At least nine dead, 100 injured after German train collision

It is thought the two drivers could not see each other

Germany, train crash, Bavaria, killed,

Rescue personnel stand at the bank of the small river in front of two trains that crashed head on near Bad Aibling, southern Germany, Tuesday. (AP Photo/Sebastian Stepniewski)

An investigation has been launched after two trains crashed into each other on a single railway track in the German region of Bavaria.

The passenger trains collided near Bad Aibling, around 40 miles southeast of Munich, at 6.48am local time.

Several carriages overturned and the trains were left partially derailed and wedged into each other.

German transport minister Alexander Dobrindt said the trains had been travelling around a curve and could have been moving at a speed of around 100kmph each.

After the crash, hundreds of rescuers from Germany and neighbouring Austria rushed to the site, working in hilly terrain to pull around 500 people from the wreckage.

Nine people have been confirmed dead and two people are still missing.

Around 100 people were injured - including 15 very seriously hurt and 40 seriously hurt.
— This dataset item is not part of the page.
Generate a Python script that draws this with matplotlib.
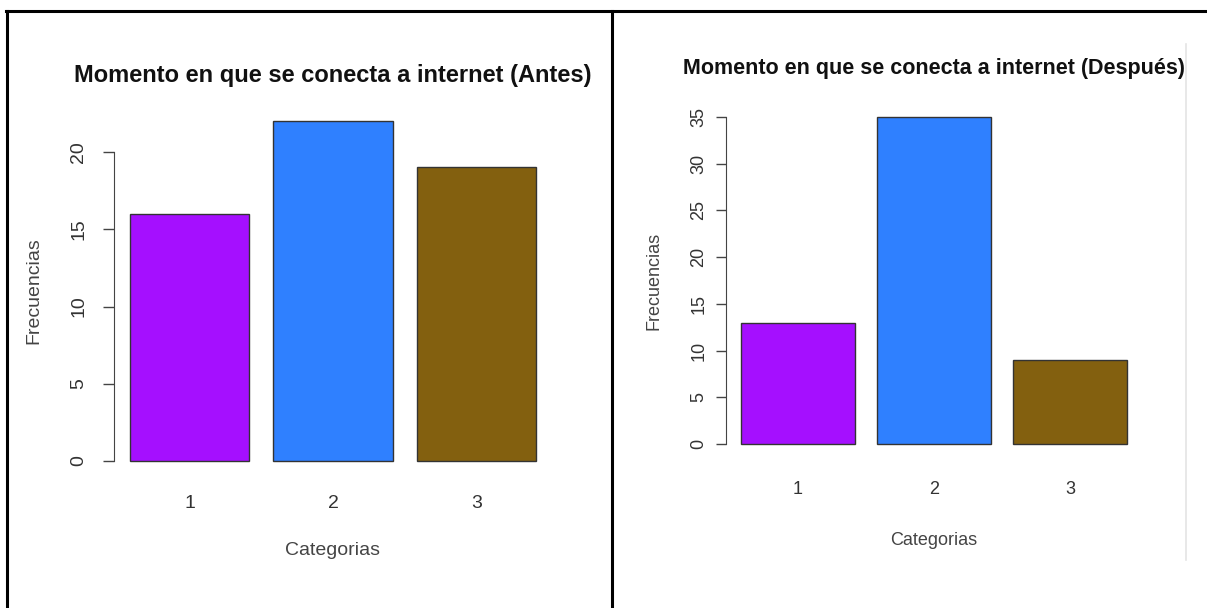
import matplotlib
matplotlib.use("Agg")
import matplotlib.pyplot as plt
from matplotlib.lines import Line2D

plt.rcParams['font.family'] = ['Liberation Sans', 'DejaVu Sans']

categories = ["1", "2", "3"]
antes = [16, 22, 19]
despues = [13, 35, 9]
colors = ["#A50FFF", "#2F80FF", "#83600F"]
titles = ["Momento en que se conecta a internet (Antes)",
          "Momento en que se conecta a internet (Después)"]
yticks_antes = [0, 5, 10, 15, 20]
yticks_despues = [0, 5, 10, 15, 20, 25, 30, 35]

W, H = 1207, 608
fig = plt.figure(figsize=(W / 100, H / 100), dpi=100)


def px_axes(x0, y_top, x1, y_bot):
    return fig.add_axes([x0 / W, 1 - y_bot / H, (x1 - x0) / W, (y_bot - y_top) / H])


def r_barplot(ax, values, yticks, title, fs, fs_title, title_y,
              ytick_pad, tick_len, xtick_pad, xlab_pad, ylab_pad):
    lefts = [0.2 + 1.2 * i for i in range(len(values))]
    centers = [l + 0.5 for l in lefts]
    ax.bar(centers, values, width=1.0, color=colors, edgecolor="#333333", linewidth=1.0)
    xl0, xl1 = 0.2, lefts[-1] + 1.0
    ex = (xl1 - xl0) * 0.04
    ax.set_xlim(xl0 - ex, xl1 + ex)
    ymax = max(values)
    ax.set_ylim(-ymax * 0.04, ymax * 1.04)
    for s in ["top", "right", "bottom"]:
        ax.spines[s].set_visible(False)
    ax.spines["left"].set_bounds(yticks[0], yticks[-1])
    ax.spines["left"].set_color("#444444")
    ax.set_yticks(yticks)
    ax.set_yticklabels([str(t) for t in yticks], rotation=90, va="center",
                       fontsize=fs, color="#333333")
    ax.tick_params(axis="y", length=tick_len, width=1.0, color="#444444", pad=ytick_pad)
    ax.set_xticks(centers)
    ax.set_xticklabels(categories, fontsize=fs, color="#333333")
    ax.tick_params(axis="x", length=0, pad=xtick_pad)
    ax.set_title(title, fontsize=fs_title, fontweight="bold", color="#111111", y=title_y)
    ax.set_xlabel("Categorias", fontsize=fs, color="#444444", labelpad=xlab_pad)
    ax.set_ylabel("Frecuencias", fontsize=fs, color="#444444", labelpad=ylab_pad)
    ax.patch.set_alpha(0)


# Left chart: y=0 at 461 px, 15.45 px per unit; bars 130..536 px
u1 = (461 - 152) / 20
ax1 = px_axes(113.8, 461 - 22.88 * u1, 552.2, 461 + 0.88 * u1)
r_barplot(ax1, antes, yticks_antes, titles[0], 14, 17, 1.047,
          ytick_pad=11, tick_len=8, xtick_pad=14.5, xlab_pad=22, ylab_pad=20)

# Right chart: y=0 at 444 px, 9.34 px per unit; bars 741..1127 px
u2 = (444 - 117) / 35
ax2 = px_axes(725.6, 444 - 36.4 * u2, 1142.4, 444 + 1.4 * u2)
r_barplot(ax2, despues, yticks_despues, titles[1], 13, 15.5, 1.06,
          ytick_pad=6, tick_len=7, xtick_pad=17, xlab_pad=24.5, ylab_pad=20.5)

# Table borders
def fig_line(x0, y0, x1, y1, color="black", lw=2.2):
    fig.add_artist(Line2D([x0 / W, x1 / W], [1 - y0 / H, 1 - y1 / H],
                          color=color, linewidth=lw, transform=fig.transFigure))

fig_line(6, 11, W, 11)
fig_line(7, 11, 7, H)
fig_line(612, 11, 612, H)
fig_line(1186, 44, 1186, 560, color="#e4e4e4", lw=1.2)

fig.savefig("out.png", dpi=100)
Police say all of those injured have been taken to hospital.

Bernd Rosenbusch, the head of the Bayerische Oberlandbahn, which runs the trains, described the crash as "a huge shock", adding: "We are doing everything to help the passengers, relatives and employees".

Mr Dobrindt said it was too early to discuss the cause of the crash but added that two of the trains' three blackboxes had been recovered.

Experts have said the key may lie in the fact that the trains were on a single railway track.

Mr Dobrindt said the stretch of track was fitted with a safety system designed to automatically stop trains to prevent such a crash and it is not known why this did not work.

Germany's deadliest post-war train crash was in 1998, when a high-speed ICE train between Munich and Hamburg derailed at the northern town of Eschede, killing 101 people and injuring 88.

The Department of Foreign Affairs says anyone concerned about Irish citizens in Germany can contact the department on 01-4082-527, or the Irish embassy in Berlin at 00-49-30-220-720.